KEY POINTS:
The booze culture Labour MP George Hawkins remembers from growing up in "dry" Mt Eden is vastly different from what it is in his Manurewa electorate.
It was the habit of young men to head home on the trolley bus after six o'clock closing with a cardboard box and six bottles of beer, enough to last two or three weeks.
But in pockets of Mr Hawkins' beloved Manurewa, alcohol is a way of life. "It's not just, `Let's go on the booze on Saturday night'. It's seven days a week. It's like going and buying a pie, it's that easy."
When the beer runs out, it is just a quick trip to the corner shop to get more, or to get your older mates to get some, or to send mum out to get some for the young ones.
Mr Hawkins tells of a woman he met who was beaten up by her son because she wouldn't get him booze.
The crime stories that have emerged from Manurewa have sullied the name of an area that was once home to John Walker and Scott Dixon and was where Jonah Lomu played rugby.
Mr Hawkins has got plenty of positive things to say about the area _ especially the pride in its schools _ but he does not believe in keeping quiet about its problems. "I am not prepared to do that."
He would rather talk about them and try to get some action. This week he got Parliament's permission to fast-track his private member's bill that would, over time, cut the number of liquor outlets in impoverished areas. It had been sitting in the MPs' ballot and might never have been drawn.
It is probably the most action he has had as a backbencher in this term of Parliament, where colleagues these days regard him as a quiet maverick.
His mates in Manurewa lobbied to change the boundaries of his electorate, making his safe seat safer and the marginal seat of Botany safe for National on paper.
He asks written questions of ministers in a way that Opposition MPs do. And he has refused to take the hint that it might be time to retire.
Mr Hawkins, 62, has represented Manurewa since 1990. With a majority of 11,707, his seat is safe, and he savours it with the relish of someone who laughs out loud at the envy of seatless colleagues on the party list who would rather like his electorate.
"I've got some bad news for those people who are hanging around like vultures.

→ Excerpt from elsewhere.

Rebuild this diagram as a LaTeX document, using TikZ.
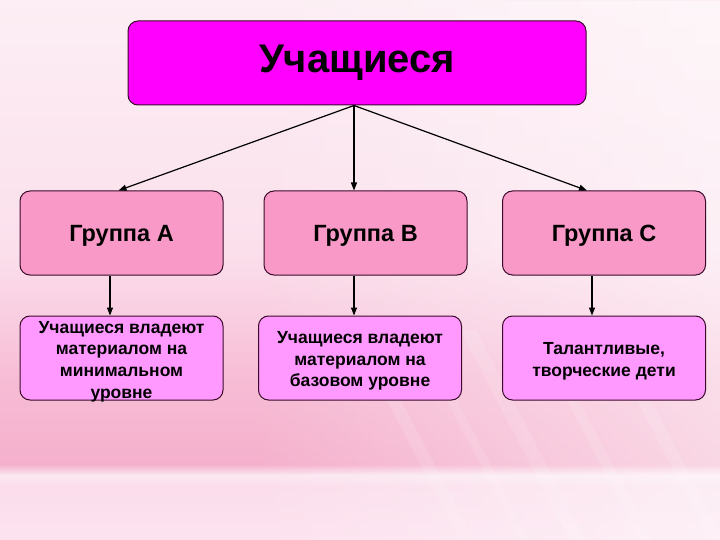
\documentclass[tikz,border=0pt]{standalone}
\usepackage{fontspec}
\setmainfont{Liberation Sans}
\usetikzlibrary{arrows.meta,calc,fadings}
\definecolor{topfill}{HTML}{FF00FF}
\definecolor{grpfill}{HTML}{F999C8}
\definecolor{descfill}{HTML}{FF99FF}
\definecolor{edge}{HTML}{3A0A2A}
\definecolor{bgA}{HTML}{FCE2EF}
\definecolor{bgB}{HTML}{FBDDEB}
\definecolor{bgC}{HTML}{FBE8F1}
\definecolor{bgD}{HTML}{F5B0CC}
\definecolor{bgE}{HTML}{F7BCD5}
\definecolor{bgF}{HTML}{FBE0EC}
\definecolor{bgG}{HTML}{FCEEF4}
\pgfdeclareverticalshading{bgshade}{100bp}{%
  color(0bp)=(bgA);
  color(25bp)=(bgA);
  color(30bp)=(bgB);
  color(31bp)=(bgC);
  color(32bp)=(bgD);
  color(39.8bp)=(bgE);
  color(51.9bp)=(bgF);
  color(75bp)=(bgG);
  color(100bp)=(bgG)}
\tikzset{
  topbox/.style={draw=edge, line width=1pt, fill=topfill, rounded corners=10pt,
    minimum width=458pt, minimum height=84pt, font=\fontsize{40}{46}\selectfont\bfseries},
  grpbox/.style={draw=edge, line width=1pt, fill=grpfill, rounded corners=10pt,
    minimum width=203pt, minimum height=84pt, text depth=0pt,
    font=\fontsize{23.5}{28}\selectfont\bfseries},
  descbox/.style={draw=edge, line width=1pt, fill=descfill, rounded corners=10pt,
    minimum width=203pt, minimum height=84pt, inner sep=0pt},
  desctext/.style={align=center, inner sep=0pt,
    font=\fontsize{17.5}{21.7}\selectfont\bfseries},
  conn/.style={draw=black, line width=1.2pt, -{Triangle[length=8pt,width=6pt]}}
}
\begin{document}
\begin{tikzpicture}[x=1pt,y=-1pt]
\useasboundingbox (0,0) rectangle (720,540);
\shade[shading=bgshade] (0,0) rectangle (720,540);
% lighter toward the right
\fill[white, opacity=0.5, path fading=west] (250,0) rectangle (720,540);
% diagonal light streaks
\foreach \x/\w in {350/14,410/10,460/16,530/12,600/14} {
  \fill[white, opacity=0.12] (\x,330) -- (\x+\w,330) -- (\x+\w+110,540) -- (\x+110,540) -- cycle;
}

\node[topbox] (top) at (357,63) {Учащиеся};
\node[grpbox] (ga) at (121.5,233) {Группа А};
\node[grpbox] (gb) at (365.5,233) {Группа В};
\node[grpbox] (gc) at (604,233) {Группа С};
\node[descbox] (da) at (121.5,358) {};
\node[descbox] (db) at (360,358) {};
\node[descbox] (dc) at (604,358) {};
\node[desctext] (ta) at ([yshift=-3.5pt]da.center) {Учащиеся владеют\\материалом на\\минимальном\\уровне};
\node[desctext] (tb) at ([yshift=-3pt]db.center) {Учащиеся владеют\\материалом на\\базовом уровне};
\node[desctext] (tc) at ([yshift=-3pt]dc.center) {Талантливые,\\творческие дети};

\coordinate (src) at ([xshift=-3pt]top.south);
\draw[conn] (src) -- ([xshift=-3pt]ga.north);
\draw[conn] (src) -- (src |- gb.north);
\draw[conn] (src) -- ([xshift=-17pt]gc.north);
\draw[conn] ([xshift=-11.5pt]ga.south) -- ([xshift=-11.5pt]ga.south |- da.north);
\draw[conn] ([xshift=-11.5pt]gb.south) -- ([xshift=-11.5pt]gb.south |- db.north);
\draw[conn] ([xshift=-12pt]gc.south) -- ([xshift=-12pt]gc.south |- dc.north);
\end{tikzpicture}
\end{document}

I am going to be here for a long while _ could even be six years rather than another term."
Last year, Mr Hawkins had an operation for bowel cancer and took two months off. He had a lot of visitors.
"They didn't want to hold your hand, they wanted to take your pulse."

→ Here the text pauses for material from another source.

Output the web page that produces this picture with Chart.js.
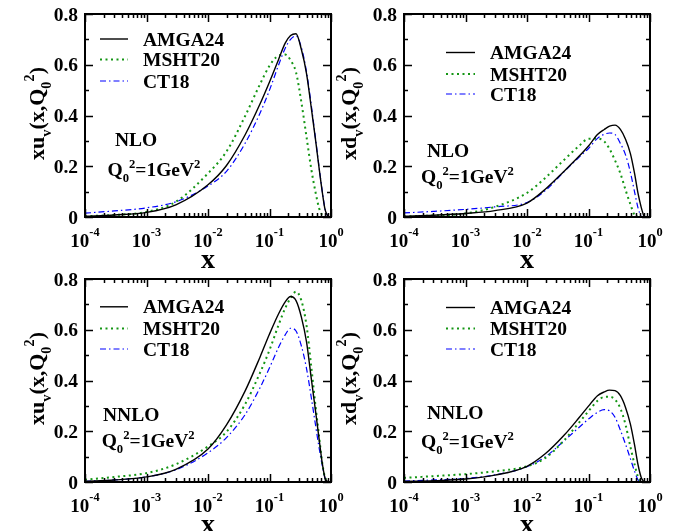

Mr Hawkins' political story holds more than a touch of stubborn battler.
Before entering Parliament, he was Mayor of Papakura. It took him four goes before he had even made it to the council. He has also been a photographer for the Auckland Star and a teacher.

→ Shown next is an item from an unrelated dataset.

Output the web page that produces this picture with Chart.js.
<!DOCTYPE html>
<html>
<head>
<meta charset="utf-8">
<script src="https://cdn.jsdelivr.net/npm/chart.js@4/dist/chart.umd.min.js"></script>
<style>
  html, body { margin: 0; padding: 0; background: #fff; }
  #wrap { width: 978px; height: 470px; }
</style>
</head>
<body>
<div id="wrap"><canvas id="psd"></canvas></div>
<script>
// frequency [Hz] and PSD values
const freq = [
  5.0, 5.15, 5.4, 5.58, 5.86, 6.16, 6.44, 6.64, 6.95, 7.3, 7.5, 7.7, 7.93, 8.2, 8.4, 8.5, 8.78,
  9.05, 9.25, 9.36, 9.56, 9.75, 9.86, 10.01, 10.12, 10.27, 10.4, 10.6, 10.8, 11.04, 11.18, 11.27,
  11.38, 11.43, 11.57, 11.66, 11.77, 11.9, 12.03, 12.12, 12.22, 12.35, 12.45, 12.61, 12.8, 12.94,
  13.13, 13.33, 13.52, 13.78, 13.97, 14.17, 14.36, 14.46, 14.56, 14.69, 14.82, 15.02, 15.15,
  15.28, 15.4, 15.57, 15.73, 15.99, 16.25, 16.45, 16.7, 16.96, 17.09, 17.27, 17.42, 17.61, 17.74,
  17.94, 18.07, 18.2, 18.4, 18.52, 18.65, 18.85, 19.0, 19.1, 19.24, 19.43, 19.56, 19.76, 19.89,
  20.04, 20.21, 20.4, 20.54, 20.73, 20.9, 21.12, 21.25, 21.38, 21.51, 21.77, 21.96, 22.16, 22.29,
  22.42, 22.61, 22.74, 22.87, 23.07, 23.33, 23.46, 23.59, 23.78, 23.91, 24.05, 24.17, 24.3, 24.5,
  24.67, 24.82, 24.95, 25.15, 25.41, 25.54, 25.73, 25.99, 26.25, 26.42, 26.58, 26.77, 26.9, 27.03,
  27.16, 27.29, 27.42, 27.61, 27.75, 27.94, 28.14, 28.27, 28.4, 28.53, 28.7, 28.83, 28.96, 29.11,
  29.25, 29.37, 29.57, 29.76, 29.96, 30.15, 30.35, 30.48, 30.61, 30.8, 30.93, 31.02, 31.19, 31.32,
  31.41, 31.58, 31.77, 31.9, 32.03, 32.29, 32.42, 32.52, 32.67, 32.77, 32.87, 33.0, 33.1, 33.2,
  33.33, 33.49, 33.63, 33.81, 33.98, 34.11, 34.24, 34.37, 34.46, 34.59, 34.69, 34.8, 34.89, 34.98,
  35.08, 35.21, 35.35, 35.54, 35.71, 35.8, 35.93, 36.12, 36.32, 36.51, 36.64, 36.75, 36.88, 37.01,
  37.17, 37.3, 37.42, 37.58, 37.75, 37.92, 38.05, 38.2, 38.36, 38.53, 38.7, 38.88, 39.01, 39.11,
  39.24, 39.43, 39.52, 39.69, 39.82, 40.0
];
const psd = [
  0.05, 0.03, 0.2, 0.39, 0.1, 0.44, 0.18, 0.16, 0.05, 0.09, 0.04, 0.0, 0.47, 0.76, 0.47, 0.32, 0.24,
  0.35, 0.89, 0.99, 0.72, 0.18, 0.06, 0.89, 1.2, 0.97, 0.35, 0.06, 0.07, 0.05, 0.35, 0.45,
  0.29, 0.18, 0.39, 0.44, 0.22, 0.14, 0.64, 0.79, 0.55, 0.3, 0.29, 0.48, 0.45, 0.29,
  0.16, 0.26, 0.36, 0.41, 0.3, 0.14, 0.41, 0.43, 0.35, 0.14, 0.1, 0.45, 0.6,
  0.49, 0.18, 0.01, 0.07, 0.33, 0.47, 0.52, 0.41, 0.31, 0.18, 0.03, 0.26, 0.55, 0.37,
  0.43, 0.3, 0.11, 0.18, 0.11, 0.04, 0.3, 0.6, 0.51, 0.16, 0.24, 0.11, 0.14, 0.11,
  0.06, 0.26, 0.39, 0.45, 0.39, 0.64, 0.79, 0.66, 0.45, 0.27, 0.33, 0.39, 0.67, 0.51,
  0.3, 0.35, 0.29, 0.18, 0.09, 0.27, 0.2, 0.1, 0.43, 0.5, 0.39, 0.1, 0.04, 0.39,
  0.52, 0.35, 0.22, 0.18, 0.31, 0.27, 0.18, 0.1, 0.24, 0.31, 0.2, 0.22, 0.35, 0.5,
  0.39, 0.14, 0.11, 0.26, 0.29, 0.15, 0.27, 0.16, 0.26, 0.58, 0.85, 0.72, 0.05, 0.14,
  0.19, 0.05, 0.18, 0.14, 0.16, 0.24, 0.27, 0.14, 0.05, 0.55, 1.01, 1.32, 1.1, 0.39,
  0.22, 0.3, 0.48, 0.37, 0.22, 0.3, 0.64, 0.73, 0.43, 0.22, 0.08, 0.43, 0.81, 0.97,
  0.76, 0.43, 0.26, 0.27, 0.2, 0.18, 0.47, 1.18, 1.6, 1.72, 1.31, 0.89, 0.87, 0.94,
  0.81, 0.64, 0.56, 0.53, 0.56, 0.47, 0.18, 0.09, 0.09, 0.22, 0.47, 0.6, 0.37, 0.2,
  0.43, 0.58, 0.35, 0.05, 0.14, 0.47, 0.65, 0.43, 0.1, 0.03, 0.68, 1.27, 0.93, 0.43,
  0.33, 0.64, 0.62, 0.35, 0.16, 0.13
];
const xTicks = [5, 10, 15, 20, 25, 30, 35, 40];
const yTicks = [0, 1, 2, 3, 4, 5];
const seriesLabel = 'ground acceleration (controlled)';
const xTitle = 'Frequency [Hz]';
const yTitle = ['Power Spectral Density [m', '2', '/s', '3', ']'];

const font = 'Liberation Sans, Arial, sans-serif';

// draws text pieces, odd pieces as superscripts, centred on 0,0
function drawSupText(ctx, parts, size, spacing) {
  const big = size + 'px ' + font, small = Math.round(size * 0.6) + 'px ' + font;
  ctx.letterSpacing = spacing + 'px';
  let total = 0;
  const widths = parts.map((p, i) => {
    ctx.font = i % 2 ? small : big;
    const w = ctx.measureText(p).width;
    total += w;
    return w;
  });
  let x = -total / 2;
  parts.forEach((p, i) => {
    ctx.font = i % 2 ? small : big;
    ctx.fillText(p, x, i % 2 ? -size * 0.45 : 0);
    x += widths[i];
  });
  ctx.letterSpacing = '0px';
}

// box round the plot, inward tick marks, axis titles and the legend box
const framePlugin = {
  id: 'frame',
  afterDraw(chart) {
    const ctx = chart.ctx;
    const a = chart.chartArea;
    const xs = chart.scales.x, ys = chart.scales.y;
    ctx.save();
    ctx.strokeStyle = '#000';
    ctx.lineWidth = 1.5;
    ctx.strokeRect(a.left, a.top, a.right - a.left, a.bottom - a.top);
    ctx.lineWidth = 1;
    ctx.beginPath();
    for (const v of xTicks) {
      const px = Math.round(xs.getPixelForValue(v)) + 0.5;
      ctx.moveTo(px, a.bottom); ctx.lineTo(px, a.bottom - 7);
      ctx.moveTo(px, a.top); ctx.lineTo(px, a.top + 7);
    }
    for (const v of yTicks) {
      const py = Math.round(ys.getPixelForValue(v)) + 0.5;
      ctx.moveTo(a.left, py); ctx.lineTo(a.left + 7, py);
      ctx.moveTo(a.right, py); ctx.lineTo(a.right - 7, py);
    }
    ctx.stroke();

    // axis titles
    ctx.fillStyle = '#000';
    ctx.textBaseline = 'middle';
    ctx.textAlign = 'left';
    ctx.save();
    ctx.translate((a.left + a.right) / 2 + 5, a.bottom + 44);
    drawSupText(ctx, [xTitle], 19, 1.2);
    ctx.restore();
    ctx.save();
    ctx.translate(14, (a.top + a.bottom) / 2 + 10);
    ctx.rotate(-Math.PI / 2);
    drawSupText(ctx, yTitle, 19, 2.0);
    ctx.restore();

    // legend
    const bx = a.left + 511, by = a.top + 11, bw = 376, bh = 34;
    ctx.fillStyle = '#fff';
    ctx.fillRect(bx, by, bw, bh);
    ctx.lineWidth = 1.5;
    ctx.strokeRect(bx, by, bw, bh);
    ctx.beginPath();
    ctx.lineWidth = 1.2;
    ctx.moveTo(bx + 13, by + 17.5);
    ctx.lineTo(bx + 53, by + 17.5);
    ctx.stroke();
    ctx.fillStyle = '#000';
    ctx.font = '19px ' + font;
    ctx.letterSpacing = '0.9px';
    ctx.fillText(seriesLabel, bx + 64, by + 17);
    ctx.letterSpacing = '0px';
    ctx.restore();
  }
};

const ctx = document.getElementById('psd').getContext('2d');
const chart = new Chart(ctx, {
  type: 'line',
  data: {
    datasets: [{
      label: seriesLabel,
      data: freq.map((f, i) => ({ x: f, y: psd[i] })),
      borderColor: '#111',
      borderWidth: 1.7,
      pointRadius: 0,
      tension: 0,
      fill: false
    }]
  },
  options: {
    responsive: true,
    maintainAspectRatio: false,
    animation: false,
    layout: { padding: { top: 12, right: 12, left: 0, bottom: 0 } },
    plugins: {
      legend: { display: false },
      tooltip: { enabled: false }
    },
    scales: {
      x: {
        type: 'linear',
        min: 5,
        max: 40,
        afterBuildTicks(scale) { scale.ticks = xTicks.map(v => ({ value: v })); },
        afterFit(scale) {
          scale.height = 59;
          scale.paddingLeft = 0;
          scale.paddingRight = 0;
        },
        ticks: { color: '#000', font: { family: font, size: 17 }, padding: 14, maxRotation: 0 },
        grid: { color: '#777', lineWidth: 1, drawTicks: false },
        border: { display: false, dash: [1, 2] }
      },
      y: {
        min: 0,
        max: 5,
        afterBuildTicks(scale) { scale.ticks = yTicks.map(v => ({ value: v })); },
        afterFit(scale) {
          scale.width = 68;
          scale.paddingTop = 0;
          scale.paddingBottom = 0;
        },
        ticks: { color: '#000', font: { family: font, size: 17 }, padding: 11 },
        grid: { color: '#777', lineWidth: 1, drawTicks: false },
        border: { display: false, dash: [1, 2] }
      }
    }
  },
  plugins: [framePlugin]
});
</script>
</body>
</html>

He tried and failed several times to gain Labour selection before succeeding in Manurewa in 1990.
The year before, he and his wife, Jan, lost a son and "the sting went out of me". But Sir Roger Douglas and other Labour right-wingers, including Richard Prebble and Michael Bassett, persuaded him to have a go.
Mr Hawkins was one of seven 1990 Labour newcomers in a caucus of 29.
After Labour was returned to office in 1999, he served two terms as Police Minister. In the second term he came under immense pressure over police failures, such as the 111 system.
When word got out that Mr Hawkins could be demoted in a reshuffle, two colleagues, Cabinet minister John Tamihere and finance and expenditure committee chairman Clayton Cosgrove, made it known they would resign their positions if their friend was dumped.
Mr Tamihere said at the time: "He is an extraordinarily loyal person _ that's why he gets what he gives."
Mr Hawkins was not demoted at the time but after the following election, he did not regain a ministerial post.
He refuses to take the hint to go. And the party hierarchy won't push him out in a damaging selection row that it would probably lose anyway.
Mr Hawkins reckons others have eyed his seat for years. Within two years of entering Parliament he had a stroke _ which has left him with a speech impediment.
At that time he thought it was the end of his career _ and so did others.
"But it made me think that some things are really worth fighting for."
GEORGE HAWKINS
* MP for Manurewa since 1990.
* Former Police Minister.
* Married to Jan.
* Was Papakura Mayor before entering Parliament.
* One-time art teacher at Rosehill College, Papakura.